I get bogged down when I don’t see progress in the day to day. Our modern-day culture has taught me to always feel satisfied, comfortable, happy. I’m expected to always feel like I’m getting something or going somewhere. If I’m not, I’m failing.

But what Betty’s story told me is that even when we feel like nothing is happening, we stay. We stick around. We’re faithful to the task ahead of us. It’s not always going to be easy or fun, but we stay. We have dinner with that family on our mind, knowing they won’t ask a single question about Jesus that night. We offer up our home to a woman in need, knowing she can’t pay it back what we think it’s worth. We do this all, and even more, walking in the confidence that God has brought us here and that changes everything. 

This is called discipline.

As long as God has assigned you to a place, the knowledge of having been called is all you need to keep going.

As long as God has assigned you to a place, the knowledge of having been called is all you need to keep going. It’s going to feel boring and sometimes you’re going to wonder if you’re making a difference; stay anyways. What we perceive as failure is often what God uses to changes lives. Don’t leave yet. If anything within your bones tells you to stay, listen. He’s still at work. And you can’t even put a number on the people you’re going to help by choosing to stick around. 

I’m really not as impressive as I think.

Here’s a humiliating thought: I’m not that impressive.

I’m going to type it one more time, because I really need this: I’m not that impressive.

When I’m tempted to think that I’ve made it and have it figured out, or that I’ve reached all that God has for me, I’m going to remember Betty. I’m going to remember the laborers I’m working alongside who have left more, sacrificed more, given more for the sake of our refugee friends. I’m going to hear their stories of leaving home, buying a home, doing something truly radical in order to make the gospel real to refugees in Nashville.

As long as there are people to help, my job is not finished. As long as I’m on this side of heaven, I’ve still got room for improvement. I believe this most when I meet people like Betty. It humbles me to realize that there are ideas and opportunities that I’ve not yet discovered and people I’ve not yet met. Slowing down now because I’ve “worked so hard to get here” would be detrimental to the completion of this task.

So, I’m going to roll up my sleeves and get back out there. There’s still work to be done. 
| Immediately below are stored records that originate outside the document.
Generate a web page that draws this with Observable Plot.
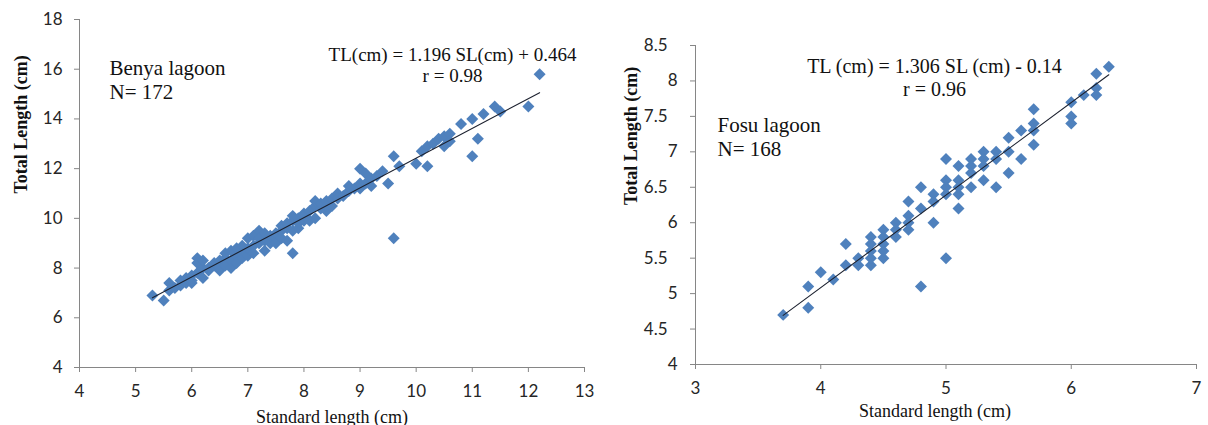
<!DOCTYPE html>
<html>
<head>
<meta charset="utf-8">
<script src="https://cdn.jsdelivr.net/npm/d3@7"></script>
<script src="https://cdn.jsdelivr.net/npm/@observablehq/plot@0.6"></script>
<style>
  html, body { margin: 0; padding: 0; background: #fff; }
  #wrap { display: flex; width: 1208px; height: 425px; }
  #wrap svg { display: block; overflow: visible; }
</style>
</head>
<body>
<div id="wrap"><div id="left"></div><div id="right"></div></div>
<script>
// ---------- Benya lagoon ----------
const benyaSL = [5.3,5.5,5.6,5.6,5.7,5.8,5.8,5.9,5.9,6.0,6.0,6.0,6.1,6.1,6.1,6.2,6.2,6.2,6.3,6.3,
  6.4,6.4,6.5,6.5,6.5,6.6,6.6,6.6,6.7,6.7,6.7,6.8,6.8,6.8,6.9,6.9,6.9,7.0,7.0,7.0,
  7.1,7.1,7.1,7.2,7.2,7.2,7.3,7.3,7.3,7.4,7.4,7.5,7.5,7.5,7.6,7.6,7.6,7.7,7.7,7.7,
  7.8,7.8,7.8,7.8,7.9,7.9,7.9,8.0,8.0,8.0,8.1,8.1,8.2,8.2,8.2,8.3,8.3,8.4,8.4,8.4,
  8.5,8.5,8.6,8.6,8.7,8.8,8.8,8.9,9.0,9.0,9.0,9.1,9.1,9.2,9.2,9.3,9.4,9.5,9.6,9.6,
  9.7,10.0,10.1,10.2,10.2,10.3,10.4,10.5,10.5,10.6,10.6,10.8,11.0,11.0,11.1,11.2,11.4,11.5,12.0,12.2];
const benyaTL = [6.9,6.7,7.1,7.4,7.2,7.3,7.5,7.4,7.6,7.4,7.7,7.5,7.8,8.4,8.2,7.6,8.0,8.3,7.9,8.0,
  8.1,8.2,7.9,8.3,8.0,8.4,8.1,8.6,8.7,8.0,8.3,8.5,8.2,8.8,8.6,8.9,8.4,8.5,8.8,9.2,
  8.9,9.3,8.6,9.5,9.0,9.2,8.7,9.1,9.4,9.0,9.3,9.2,9.4,9.0,9.5,9.2,9.7,9.1,9.6,9.8,
  8.6,9.9,9.5,10.1,9.8,10.0,9.6,10.2,9.9,10.1,9.9,10.3,10.0,10.5,10.7,10.4,10.6,10.3,10.7,10.5,
  10.8,10.5,11.0,10.8,10.9,11.1,11.3,11.2,12.0,11.2,11.4,11.8,11.4,11.6,11.3,11.7,11.9,11.4,12.5,9.2,
  12.1,12.2,12.7,12.1,12.9,13.0,13.2,13.3,12.9,13.4,13.1,13.8,14.0,12.5,13.2,14.2,14.5,14.3,14.5,15.8];
const benyaSlope = 1.196, benyaIntercept = 0.464;
const benyaXDomain = [4, 13], benyaYDomain = [4, 18];
const benyaXTicks = [4,5,6,7,8,9,10,11,12,13];
const benyaYTicks = [4,6,8,10,12,14,16,18];
const benyaName = "Benya lagoon\nN= 172";
const benyaEq = "TL(cm) = 1.196 SL(cm) + 0.464\nr = 0.98";

// ---------- Fosu lagoon ----------
const fosuSL = [3.7,3.9,3.9,4.0,4.1,4.2,4.2,4.3,4.3,4.4,4.4,4.4,4.4,4.4,4.5,4.5,4.5,4.5,4.5,
  4.6,4.6,4.6,4.7,4.7,4.7,4.7,4.8,4.8,4.8,4.9,4.9,4.9,5.0,5.0,5.0,5.0,5.0,
  5.1,5.1,5.1,5.1,5.1,5.2,5.2,5.2,5.2,5.3,5.3,5.3,5.3,5.4,5.4,5.4,5.5,5.5,5.5,
  5.6,5.6,5.7,5.7,5.7,5.7,6.0,6.0,6.0,6.1,6.2,6.2,6.2,6.3];
const fosuTL = [4.7,5.1,4.8,5.3,5.2,5.7,5.4,5.5,5.4,5.8,5.6,5.4,5.5,5.7,5.9,5.8,5.7,5.5,5.6,
  6.0,5.9,5.8,6.3,6.1,6.0,5.9,6.5,6.2,5.1,6.4,6.3,6.0,6.9,6.6,6.5,6.4,5.5,
  6.8,6.6,6.4,6.2,6.5,6.9,6.8,6.7,6.5,7.0,6.9,6.8,6.6,7.0,6.9,6.5,7.2,7.0,6.7,
  7.3,6.9,7.6,7.4,7.1,7.3,7.7,7.5,7.4,7.8,8.1,7.9,7.8,8.2];
const fosuSlope = 1.306, fosuIntercept = -0.14;
const fosuXDomain = [3, 7], fosuYDomain = [4, 8.5];
const fosuXTicks = [3,4,5,6,7];
const fosuYTicks = [4,4.5,5,5.5,6,6.5,7,7.5,8,8.5];
const fosuName = "Fosu lagoon\nN= 168";
const fosuEq = "TL (cm) = 1.306 SL (cm) - 0.14\nr = 0.96";

const xTitle = "Standard length (cm)";
const yTitle = "Total Length (cm)";

const blue = "#4F81BD";
const axisGray = "#868686";
const tickFont = "Lato, 'Open Sans', sans-serif";
const serif = "'Liberation Serif', 'DejaVu Serif', serif";

function zip(a, b) { return a.map((v, i) => ({sl: v, tl: b[i]})); }

function chart(o) {
  const data = zip(o.sl, o.tl);
  const ends = [d3.min(o.sl), d3.max(o.sl)];
  const intY = o.yTicks.filter(t => Number.isInteger(t));
  const halfY = o.yTicks.filter(t => !Number.isInteger(t));
  return Plot.plot({
    width: o.width, height: 425,
    marginLeft: o.ml, marginRight: o.mr, marginTop: o.mt, marginBottom: o.mb,
    x: {domain: o.xDomain, label: null},
    y: {domain: o.yDomain, label: null},
    style: {fontFamily: tickFont, fontSize: "17px", background: "white", overflow: "visible"},
    marks: [
      Plot.ruleY([o.yDomain[0]], {stroke: axisGray, strokeWidth: 1}),
      Plot.ruleX([o.xDomain[0]], {stroke: axisGray, strokeWidth: 1}),
      Plot.axisX({ticks: o.xTicks, tickSize: 5, tickPadding: o.xPad, stroke: axisGray, fill: "#262626", fontSize: 17, tickFormat: d3.format("")}),
      Plot.axisY({ticks: intY, tickSize: 5, tickPadding: o.yPadInt, stroke: axisGray, fill: "#262626", fontSize: 17, tickFormat: d3.format("")}),
      halfY.length ? Plot.axisY({ticks: halfY, tickSize: 5, tickPadding: o.yPadHalf, stroke: axisGray, fill: "#262626", fontSize: 17, tickFormat: d3.format("")}) : null,
      Plot.dot(data, {x: "sl", y: "tl", symbol: "diamond2", r: 5.4, fill: blue, stroke: "none"}),
      Plot.line(ends, {x: d => d, y: d => o.slope * d + o.intercept, stroke: "#1d2230", strokeWidth: 1.1}),
      Plot.text([o.name], {frameAnchor: "top-left", dx: o.nameDx, dy: o.nameDy, textAnchor: "start", lineAnchor: "middle", lineHeight: 1.15, fontSize: 21, fontFamily: serif, fill: "#111"}),
      Plot.text([o.eq], {frameAnchor: "top-left", dx: o.eqDx, dy: o.eqDy, textAnchor: "middle", lineAnchor: "middle", lineHeight: 1.15, fontSize: o.eqSize, fontFamily: serif, fill: "#111"}),
      Plot.text([xTitle], {frameAnchor: "bottom", dx: o.xtDx, dy: o.xtDy, lineAnchor: "middle", fontSize: 18, fontFamily: serif, fill: "#111"}),
      Plot.text([yTitle], {frameAnchor: "left", dx: o.ytDx, rotate: -90, lineAnchor: "middle", fontSize: 18, fontWeight: "bold", fontFamily: serif, fill: "#111"})
    ]
  });
}

document.getElementById("left").append(chart({
  sl: benyaSL, tl: benyaTL, slope: benyaSlope, intercept: benyaIntercept,
  xDomain: benyaXDomain, yDomain: benyaYDomain, xTicks: benyaXTicks, yTicks: benyaYTicks,
  width: 600, ml: 79, mr: 16, mt: 19, mb: 58,
  xPad: 12, yPadInt: 12, yPadHalf: 12,
  name: benyaName, nameDx: 30, nameDy: 60,
  eq: benyaEq, eqDx: 373, eqDy: 45, eqSize: 19,
  xtDx: 0, xtDy: 50, ytDx: -58
}));

document.getElementById("right").append(chart({
  sl: fosuSL, tl: fosuTL, slope: fosuSlope, intercept: fosuIntercept,
  xDomain: fosuXDomain, yDomain: fosuYDomain, xTicks: fosuXTicks, yTicks: fosuYTicks,
  width: 608, ml: 95, mr: 12, mt: 45, mb: 61,
  xPad: 12, yPadInt: 13, yPadHalf: 23,
  name: fosuName, nameDx: 22, nameDy: 91,
  eq: fosuEq, eqDx: 239, eqDy: 32, eqSize: 20,
  xtDx: -11, xtDy: 47, ytDx: -64
}));
</script>
</body>
</html>
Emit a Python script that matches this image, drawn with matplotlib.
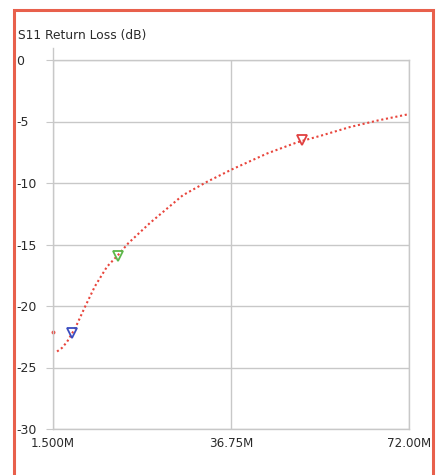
import matplotlib.pyplot as plt
import matplotlib.patches as mpatches
import numpy as np

# S11 sweep (MHz, dB)
freq_mhz = [2.3, 3.3, 4.3, 5.9, 7.8, 9.8, 12.2, 14.4, 16.4, 20.7, 27.2, 32.0,
            36.9, 43.9, 49.8, 55.0, 60.3, 66.0, 72.0]
s11_db = [-23.7, -23.4, -22.9, -21.8, -20.1, -18.4, -16.8, -15.85, -14.9, -13.25,
          -11.0, -9.9, -8.9, -7.6, -6.7, -6.1, -5.45, -4.9, -4.4]
stray_f = [1.5]
stray_db = [-22.1]

# markers: (freq, dB, colour)
mark_f = [5.3, 14.4, 50.8]
mark_db = [-22.2, -15.9, -6.5]
mark_col = ["#3a4cc0", "#5cb84a", "#e04040"]

xticks = [1.5, 36.75, 72.0]
xlabels = ["1.500M", "36.75M", "72.00M"]
yticks = [0, -5, -10, -15, -20, -25, -30]

grid_col = "#c8c8c8"
txt_col = "#2a2a2a"
red = "#e8453c"

fig = plt.figure(figsize=(4.36, 4.75), dpi=100)
ax = fig.add_axes([53/436, 1 - 429/475, 356/436, 369/475])

ax.plot(freq_mhz, s11_db, linestyle=(0, (1, 1.3)), color=red, lw=1.5)
ax.plot(stray_f, stray_db, "o", color=red, ms=1.8, clip_on=False)
for f, d, c in zip(mark_f, mark_db, mark_col):
    ax.plot(f, d, marker="v", ms=7, mfc="none", mec=c, mew=1.3, ls="none")

ax.set_xlim(1.5, 72.0)
ax.set_ylim(-30, 0)
ax.set_xticks(xticks, labels=xlabels)
ax.set_yticks(yticks, labels=[str(t) for t in yticks])
ax.grid(True, color=grid_col, lw=1.0)

for s in ["top", "right", "bottom", "left"]:
    ax.spines[s].set_color(grid_col)
    ax.spines[s].set_linewidth(1.0)
ax.spines["left"].set_bounds(-30, 1.0)

ax.tick_params(axis="y", length=5, color=grid_col, pad=21.5, labelsize=9,
               labelcolor=txt_col)
for lab in ax.get_yticklabels():
    lab.set_horizontalalignment("left")
ax.tick_params(axis="x", length=0, pad=6, labelsize=8.6, labelcolor=txt_col)

fig.text(18/436, 1 - 36/475, "S11 Return Loss (dB)", fontsize=8.8,
         color=txt_col, va="center", ha="left")

# outer red frame
fig.patches.append(mpatches.Rectangle((14/436, -0.02), 419/436, 1 - 10/475 + 0.02,
                                      transform=fig.transFigure, fill=False,
                                      edgecolor="#e8604c", lw=2.2))

fig.savefig("out.png", dpi=100)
As Betty and I looked away, staring at the Kurdish music video on the TV and our eyes seeing but not really watching, a flicker of hope came across me. My eyes scanned the room and a question whispered within me: do my Kurdish friends realize every person they invited here tonight is a believer?

Betty’s words were still ringing throughout my body, seeping their way deep down into the quietest parts of my soul. As I realized that I didn’t fight the battle for my hosts’ hearts alone, a burden was lifted. Burdens that told me everything was up to me and what I accomplished seemed less believable. Lies that told me I worked alone were called out. In the place came a joy that my team was here – even here in this room – and that they hadn’t given up. It wasn’t time for me to either.

When I’m down, I’m going to remember the faces that made that large living room feel more cozy last week. We’re a team of people, planting seeds with a stubbornness that refuses to give up. Even when it doesn’t feel like it, I’m going to choose to believe that everything I can give to my hosts while I’m here might actually make a difference.